Молодой офицер пожал руку врачу, потом потянул Кальмана за рукав и повел в кабинет майора Шликкена.

Шликкен стоял в небрежной позе, не двигаясь. Он словно ощупывал взглядом Кальмана. Потом кивнул офицеру, чтобы тот посадил его на стул. Когда офицер вышел из кабинета, Шликкен подошел к письменному столу, взял со стола папку и, прохаживаясь по комнате, перелистывал подшитые там бумаги, на некоторых задерживая взгляд. Потом он остановился перед Кальманом.
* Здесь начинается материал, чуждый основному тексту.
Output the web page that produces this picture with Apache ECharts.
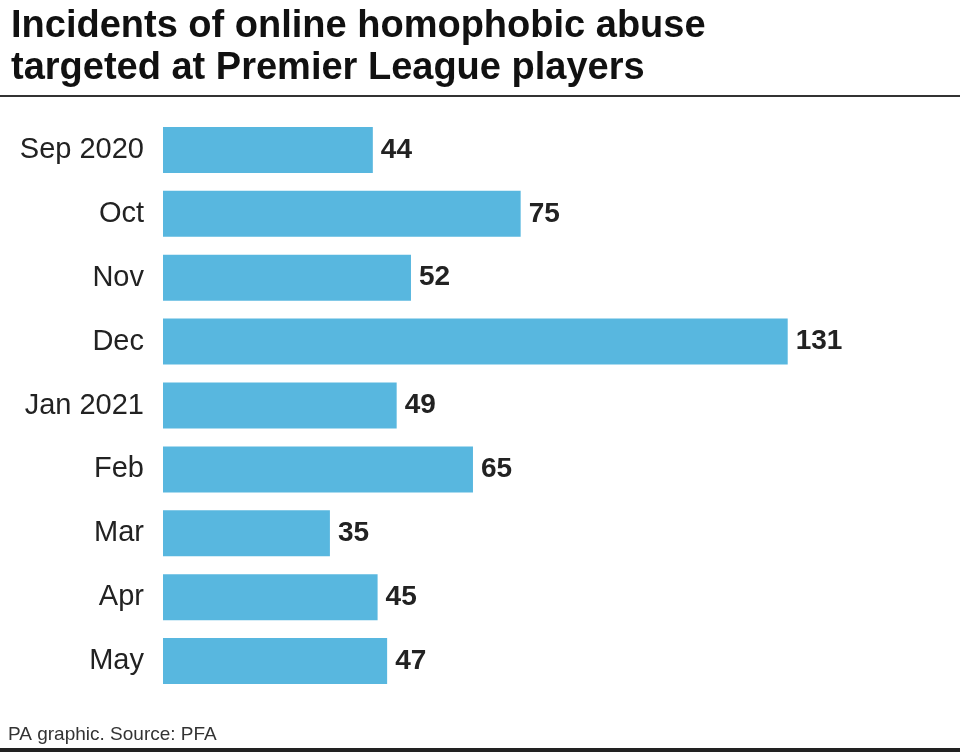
<!DOCTYPE html>
<html><head><meta charset="utf-8">
<script src="https://cdn.jsdelivr.net/npm/echarts@6/dist/echarts.min.js"></script>
<style>html,body{margin:0;padding:0;background:#fff}#c{width:960px;height:754px}</style>
</head><body><div id="c"></div>
<script>
const categories = ["Sep 2020","Oct","Nov","Dec","Jan 2021","Feb","Mar","Apr","May"];
const incidents = [44,75,52,131,49,65,35,45,47];
const titleText = "Incidents of online homophobic abuse\ntargeted at Premier League players";
const sourceText = "PA graphic. Source: PFA";
const FONT = '"Liberation Sans", Arial, sans-serif';

const chart = echarts.init(document.getElementById('c'), null, {renderer:'canvas'});
chart.setOption({
  animation:false,
  backgroundColor:'#fff',
  title:{
    text:titleText, left:6, top:1,
    textStyle:{fontFamily:FONT, fontWeight:'bold', fontSize:38, lineHeight:42, color:'#111'}
  },
  graphic:[
    {type:'rect', shape:{x:0,y:95,width:960,height:2}, style:{fill:'#333'}},
    {type:'rect', shape:{x:0,y:748,width:960,height:4}, style:{fill:'#222'}},
    {type:'text', left:8, top:725, style:{text:sourceText, fontFamily:FONT, fontSize:19, fill:'#333'}}
  ],
  grid:{left:163, right:34, top:118, bottom:61, containLabel:false},
  xAxis:{type:'value', min:0, max:160, show:false},
  yAxis:{type:'category', data:categories, inverse:true,
    axisLine:{show:false}, axisTick:{show:false},
    axisLabel:{margin:19, fontFamily:FONT, fontSize:29, color:'#222'}},
  series:[{
    type:'bar', data:incidents, barWidth:'72%',
    itemStyle:{color:'#58b7df'},
    label:{show:true, position:'right', distance:8, fontFamily:FONT, fontWeight:'bold', fontSize:28, color:'#222'}
  }]
});
</script></body></html>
Дружелюбно, хотя и без улыбки, предложил:

— Хотите конфетку? — и, достав из кармана бумажный пакетик, протянул его молодому человеку.

— Спасибо, не хочу, — слабым голосом ответил Кальман.

— Жаль, что вы не любите конфет. — Майор достал одну конфетку и опустил в рот. — Очень вкусные. — Положив пакетик на стол, он вернулся к Кальману и предложил ему ответить, как его зовут, когда и где он родился, назвать девичью фамилию матери, а также сказать, где и когда он был ранен. После каждого ответа Шликкен заглядывал в папку.